* SUPPLIED INFORMATION *
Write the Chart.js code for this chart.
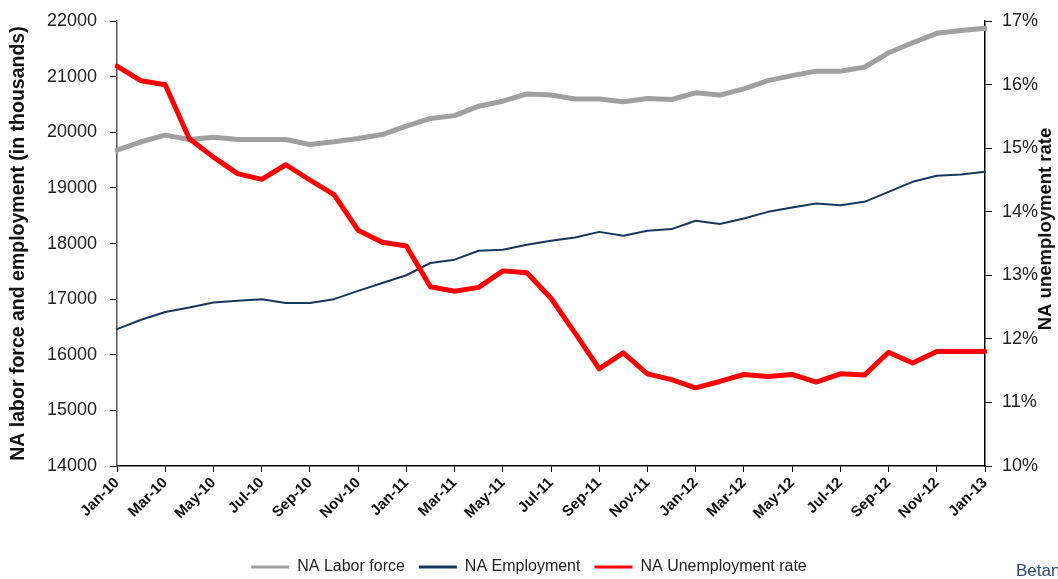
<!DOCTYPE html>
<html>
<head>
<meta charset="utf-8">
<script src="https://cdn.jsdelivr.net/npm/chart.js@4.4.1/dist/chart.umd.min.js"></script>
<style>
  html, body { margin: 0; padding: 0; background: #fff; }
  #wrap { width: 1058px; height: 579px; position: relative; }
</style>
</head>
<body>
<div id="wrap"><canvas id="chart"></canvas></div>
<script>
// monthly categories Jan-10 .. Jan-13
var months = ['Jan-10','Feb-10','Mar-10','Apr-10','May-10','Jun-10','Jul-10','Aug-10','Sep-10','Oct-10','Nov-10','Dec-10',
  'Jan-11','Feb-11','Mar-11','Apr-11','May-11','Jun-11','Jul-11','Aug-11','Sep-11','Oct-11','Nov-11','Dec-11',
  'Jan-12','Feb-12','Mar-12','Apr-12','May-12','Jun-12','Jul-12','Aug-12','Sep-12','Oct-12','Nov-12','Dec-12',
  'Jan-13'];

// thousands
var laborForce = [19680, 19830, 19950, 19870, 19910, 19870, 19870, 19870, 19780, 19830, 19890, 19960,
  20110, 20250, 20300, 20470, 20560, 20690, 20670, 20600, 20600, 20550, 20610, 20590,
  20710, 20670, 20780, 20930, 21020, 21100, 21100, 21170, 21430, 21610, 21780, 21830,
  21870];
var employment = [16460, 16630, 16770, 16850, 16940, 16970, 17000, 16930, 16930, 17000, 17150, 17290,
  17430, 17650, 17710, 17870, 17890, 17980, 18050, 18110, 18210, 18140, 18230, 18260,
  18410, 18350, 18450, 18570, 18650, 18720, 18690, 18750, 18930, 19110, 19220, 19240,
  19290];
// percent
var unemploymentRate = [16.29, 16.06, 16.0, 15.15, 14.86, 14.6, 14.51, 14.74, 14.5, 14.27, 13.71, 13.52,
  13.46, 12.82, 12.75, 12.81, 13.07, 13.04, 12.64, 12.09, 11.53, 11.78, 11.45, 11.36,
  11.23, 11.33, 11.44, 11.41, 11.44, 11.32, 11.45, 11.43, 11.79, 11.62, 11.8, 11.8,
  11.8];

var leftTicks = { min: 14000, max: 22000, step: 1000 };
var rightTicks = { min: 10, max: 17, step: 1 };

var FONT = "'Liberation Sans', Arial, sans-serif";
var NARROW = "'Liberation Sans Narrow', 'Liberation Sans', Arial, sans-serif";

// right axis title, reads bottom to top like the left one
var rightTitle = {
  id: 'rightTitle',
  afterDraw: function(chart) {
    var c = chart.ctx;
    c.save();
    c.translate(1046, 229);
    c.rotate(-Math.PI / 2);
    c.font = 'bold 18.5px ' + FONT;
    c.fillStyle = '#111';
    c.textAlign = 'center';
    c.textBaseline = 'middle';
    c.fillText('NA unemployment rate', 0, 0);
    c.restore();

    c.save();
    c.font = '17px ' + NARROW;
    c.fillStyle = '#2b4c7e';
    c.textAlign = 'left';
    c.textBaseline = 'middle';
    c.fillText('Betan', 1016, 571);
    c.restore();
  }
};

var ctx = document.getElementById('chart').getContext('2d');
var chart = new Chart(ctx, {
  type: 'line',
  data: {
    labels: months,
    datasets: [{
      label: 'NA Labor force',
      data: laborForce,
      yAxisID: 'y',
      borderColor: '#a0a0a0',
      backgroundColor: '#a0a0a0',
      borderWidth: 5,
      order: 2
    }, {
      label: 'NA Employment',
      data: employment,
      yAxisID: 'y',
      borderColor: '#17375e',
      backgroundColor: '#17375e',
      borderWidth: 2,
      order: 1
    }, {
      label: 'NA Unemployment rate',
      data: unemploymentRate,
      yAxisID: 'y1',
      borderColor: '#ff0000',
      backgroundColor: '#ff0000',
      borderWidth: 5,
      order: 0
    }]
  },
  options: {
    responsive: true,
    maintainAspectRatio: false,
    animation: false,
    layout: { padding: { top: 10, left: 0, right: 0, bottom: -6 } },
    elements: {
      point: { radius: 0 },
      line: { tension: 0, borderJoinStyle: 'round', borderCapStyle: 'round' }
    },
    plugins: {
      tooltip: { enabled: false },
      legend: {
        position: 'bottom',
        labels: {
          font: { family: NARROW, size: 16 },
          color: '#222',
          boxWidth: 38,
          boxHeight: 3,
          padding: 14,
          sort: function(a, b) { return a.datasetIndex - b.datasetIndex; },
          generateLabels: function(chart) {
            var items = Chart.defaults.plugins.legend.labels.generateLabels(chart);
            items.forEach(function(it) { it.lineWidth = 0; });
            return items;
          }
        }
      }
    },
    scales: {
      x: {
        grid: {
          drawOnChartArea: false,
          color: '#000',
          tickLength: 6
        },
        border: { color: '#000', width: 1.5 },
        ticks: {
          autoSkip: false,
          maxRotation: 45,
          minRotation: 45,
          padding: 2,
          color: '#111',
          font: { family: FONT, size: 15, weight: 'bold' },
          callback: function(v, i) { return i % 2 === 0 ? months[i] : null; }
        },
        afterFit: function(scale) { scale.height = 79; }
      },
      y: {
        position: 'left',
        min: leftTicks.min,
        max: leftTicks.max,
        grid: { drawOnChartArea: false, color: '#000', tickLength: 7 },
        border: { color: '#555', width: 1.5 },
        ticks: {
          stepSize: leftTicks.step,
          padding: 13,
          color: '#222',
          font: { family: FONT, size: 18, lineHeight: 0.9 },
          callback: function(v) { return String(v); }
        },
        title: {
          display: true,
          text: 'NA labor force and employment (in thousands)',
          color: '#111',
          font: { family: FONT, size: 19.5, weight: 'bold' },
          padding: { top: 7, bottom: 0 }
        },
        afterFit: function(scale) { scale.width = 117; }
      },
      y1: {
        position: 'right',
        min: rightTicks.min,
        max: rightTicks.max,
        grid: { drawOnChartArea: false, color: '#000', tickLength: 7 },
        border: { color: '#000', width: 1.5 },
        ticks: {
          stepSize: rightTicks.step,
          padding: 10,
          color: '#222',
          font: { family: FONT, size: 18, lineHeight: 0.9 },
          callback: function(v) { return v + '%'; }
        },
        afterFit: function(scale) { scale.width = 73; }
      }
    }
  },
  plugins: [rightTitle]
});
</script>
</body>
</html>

* AIM *
Copy each line in full and exactly, omitting any picture.

* TASK SOLUTION *
Write the Chart.js code for this chart.
<!DOCTYPE html>
<html>
<head>
<meta charset="utf-8">
<script src="https://cdn.jsdelivr.net/npm/chart.js@4.4.1/dist/chart.umd.min.js"></script>
<style>
  html, body { margin: 0; padding: 0; background: #fff; }
  #wrap { width: 1058px; height: 579px; position: relative; }
</style>
</head>
<body>
<div id="wrap"><canvas id="chart"></canvas></div>
<script>
// monthly categories Jan-10 .. Jan-13
var months = ['Jan-10','Feb-10','Mar-10','Apr-10','May-10','Jun-10','Jul-10','Aug-10','Sep-10','Oct-10','Nov-10','Dec-10',
  'Jan-11','Feb-11','Mar-11','Apr-11','May-11','Jun-11','Jul-11','Aug-11','Sep-11','Oct-11','Nov-11','Dec-11',
  'Jan-12','Feb-12','Mar-12','Apr-12','May-12','Jun-12','Jul-12','Aug-12','Sep-12','Oct-12','Nov-12','Dec-12',
  'Jan-13'];

// thousands
var laborForce = [19680, 19830, 19950, 19870, 19910, 19870, 19870, 19870, 19780, 19830, 19890, 19960,
  20110, 20250, 20300, 20470, 20560, 20690, 20670, 20600, 20600, 20550, 20610, 20590,
  20710, 20670, 20780, 20930, 21020, 21100, 21100, 21170, 21430, 21610, 21780, 21830,
  21870];
var employment = [16460, 16630, 16770, 16850, 16940, 16970, 17000, 16930, 16930, 17000, 17150, 17290,
  17430, 17650, 17710, 17870, 17890, 17980, 18050, 18110, 18210, 18140, 18230, 18260,
  18410, 18350, 18450, 18570, 18650, 18720, 18690, 18750, 18930, 19110, 19220, 19240,
  19290];
// percent
var unemploymentRate = [16.29, 16.06, 16.0, 15.15, 14.86, 14.6, 14.51, 14.74, 14.5, 14.27, 13.71, 13.52,
  13.46, 12.82, 12.75, 12.81, 13.07, 13.04, 12.64, 12.09, 11.53, 11.78, 11.45, 11.36,
  11.23, 11.33, 11.44, 11.41, 11.44, 11.32, 11.45, 11.43, 11.79, 11.62, 11.8, 11.8,
  11.8];

var leftTicks = { min: 14000, max: 22000, step: 1000 };
var rightTicks = { min: 10, max: 17, step: 1 };

var FONT = "'Liberation Sans', Arial, sans-serif";
var NARROW = "'Liberation Sans Narrow', 'Liberation Sans', Arial, sans-serif";

// right axis title, reads bottom to top like the left one
var rightTitle = {
  id: 'rightTitle',
  afterDraw: function(chart) {
    var c = chart.ctx;
    c.save();
    c.translate(1046, 229);
    c.rotate(-Math.PI / 2);
    c.font = 'bold 18.5px ' + FONT;
    c.fillStyle = '#111';
    c.textAlign = 'center';
    c.textBaseline = 'middle';
    c.fillText('NA unemployment rate', 0, 0);
    c.restore();

    c.save();
    c.font = '17px ' + NARROW;
    c.fillStyle = '#2b4c7e';
    c.textAlign = 'left';
    c.textBaseline = 'middle';
    c.fillText('Betan', 1016, 571);
    c.restore();
  }
};

var ctx = document.getElementById('chart').getContext('2d');
var chart = new Chart(ctx, {
  type: 'line',
  data: {
    labels: months,
    datasets: [{
      label: 'NA Labor force',
      data: laborForce,
      yAxisID: 'y',
      borderColor: '#a0a0a0',
      backgroundColor: '#a0a0a0',
      borderWidth: 5,
      order: 2
    }, {
      label: 'NA Employment',
      data: employment,
      yAxisID: 'y',
      borderColor: '#17375e',
      backgroundColor: '#17375e',
      borderWidth: 2,
      order: 1
    }, {
      label: 'NA Unemployment rate',
      data: unemploymentRate,
      yAxisID: 'y1',
      borderColor: '#ff0000',
      backgroundColor: '#ff0000',
      borderWidth: 5,
      order: 0
    }]
  },
  options: {
    responsive: true,
    maintainAspectRatio: false,
    animation: false,
    layout: { padding: { top: 10, left: 0, right: 0, bottom: -6 } },
    elements: {
      point: { radius: 0 },
      line: { tension: 0, borderJoinStyle: 'round', borderCapStyle: 'round' }
    },
    plugins: {
      tooltip: { enabled: false },
      legend: {
        position: 'bottom',
        labels: {
          font: { family: NARROW, size: 16 },
          color: '#222',
          boxWidth: 38,
          boxHeight: 3,
          padding: 14,
          sort: function(a, b) { return a.datasetIndex - b.datasetIndex; },
          generateLabels: function(chart) {
            var items = Chart.defaults.plugins.legend.labels.generateLabels(chart);
            items.forEach(function(it) { it.lineWidth = 0; });
            return items;
          }
        }
      }
    },
    scales: {
      x: {
        grid: {
          drawOnChartArea: false,
          color: '#000',
          tickLength: 6
        },
        border: { color: '#000', width: 1.5 },
        ticks: {
          autoSkip: false,
          maxRotation: 45,
          minRotation: 45,
          padding: 2,
          color: '#111',
          font: { family: FONT, size: 15, weight: 'bold' },
          callback: function(v, i) { return i % 2 === 0 ? months[i] : null; }
        },
        afterFit: function(scale) { scale.height = 79; }
      },
      y: {
        position: 'left',
        min: leftTicks.min,
        max: leftTicks.max,
        grid: { drawOnChartArea: false, color: '#000', tickLength: 7 },
        border: { color: '#555', width: 1.5 },
        ticks: {
          stepSize: leftTicks.step,
          padding: 13,
          color: '#222',
          font: { family: FONT, size: 18, lineHeight: 0.9 },
          callback: function(v) { return String(v); }
        },
        title: {
          display: true,
          text: 'NA labor force and employment (in thousands)',
          color: '#111',
          font: { family: FONT, size: 19.5, weight: 'bold' },
          padding: { top: 7, bottom: 0 }
        },
        afterFit: function(scale) { scale.width = 117; }
      },
      y1: {
        position: 'right',
        min: rightTicks.min,
        max: rightTicks.max,
        grid: { drawOnChartArea: false, color: '#000', tickLength: 7 },
        border: { color: '#000', width: 1.5 },
        ticks: {
          stepSize: rightTicks.step,
          padding: 10,
          color: '#222',
          font: { family: FONT, size: 18, lineHeight: 0.9 },
          callback: function(v) { return v + '%'; }
        },
        afterFit: function(scale) { scale.width = 73; }
      }
    }
  },
  plugins: [rightTitle]
});
</script>
</body>
</html>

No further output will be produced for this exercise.